I went to an open air event today, and everyone was just walking down the street, jamming out, calling back and forth. And it felt good. 

It seemed like everyone was chill with everyone else. Everyone was keeping an eye out for everyone else, just to make sure everyone stayed safe while we did our thing. My head was on a swivel as I watched what everyone was doing... and yes, making sure that nobody would get hurt. Once a healthcare worker, I guess...

And that's all. I felt like I was where I was supposed to be. I felt like I was spending time with my people. I felt like I was vibing. Just like the kids say these days.

Thursday, January 28, 2021

Blogging with the Small, Still Voice

 Do you know, dear reader, how long it has been that I have wanted to make a new blog post?
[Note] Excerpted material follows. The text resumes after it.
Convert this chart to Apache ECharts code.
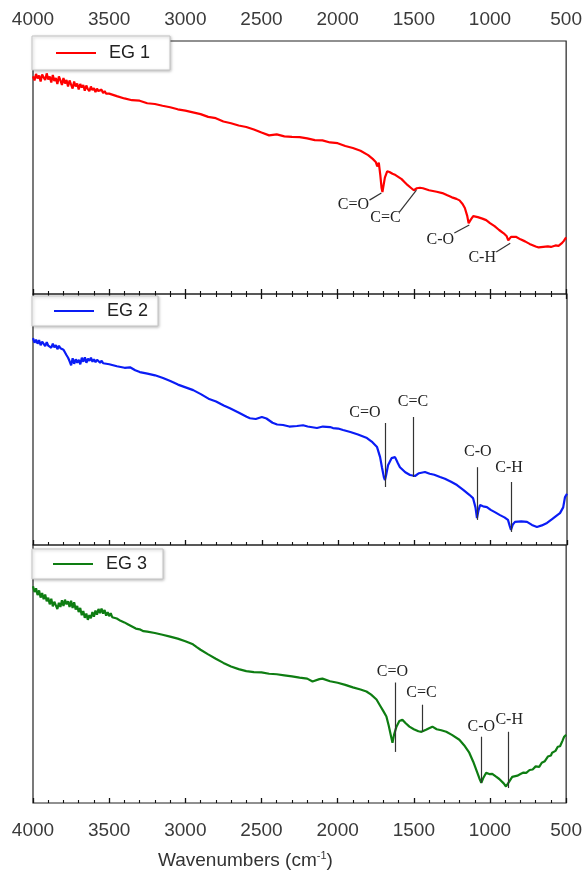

Longer than I care to admit...

I find it fascinating that I started this blog seven years ago. And six years ago I nearly averaged one post a week. I had become very good at what I was doing; my content was on point. And I had something to prove, it was like my foray into self determined homiletics.

There have been so many things that I wanted to process through by blogging more recently... trying to make sense of things the way I used to.

But I think maybe that has been my problem. I want to blog the way that I used to. Long form essays with links and pics and dry sarcasm. 

And then this morning, it was like I got hit upside the head. 

What is the name of this blog? Speaking of Bones. Why do I speak of bones? Because God will always bring the beloved back from oblivion. I really hope that I have not yet made my way into oblivion, but I've also said that God speaks in a small, still voice like Elijah heard it. 

And I think that's the realization that I want to share: I want to blog, but I do not need to blog the same way I used to. I do not need to jump right back in with long essays and links and pics. I can share my daily reflections and realizations. 


And maybe that's something that I can resolve to do.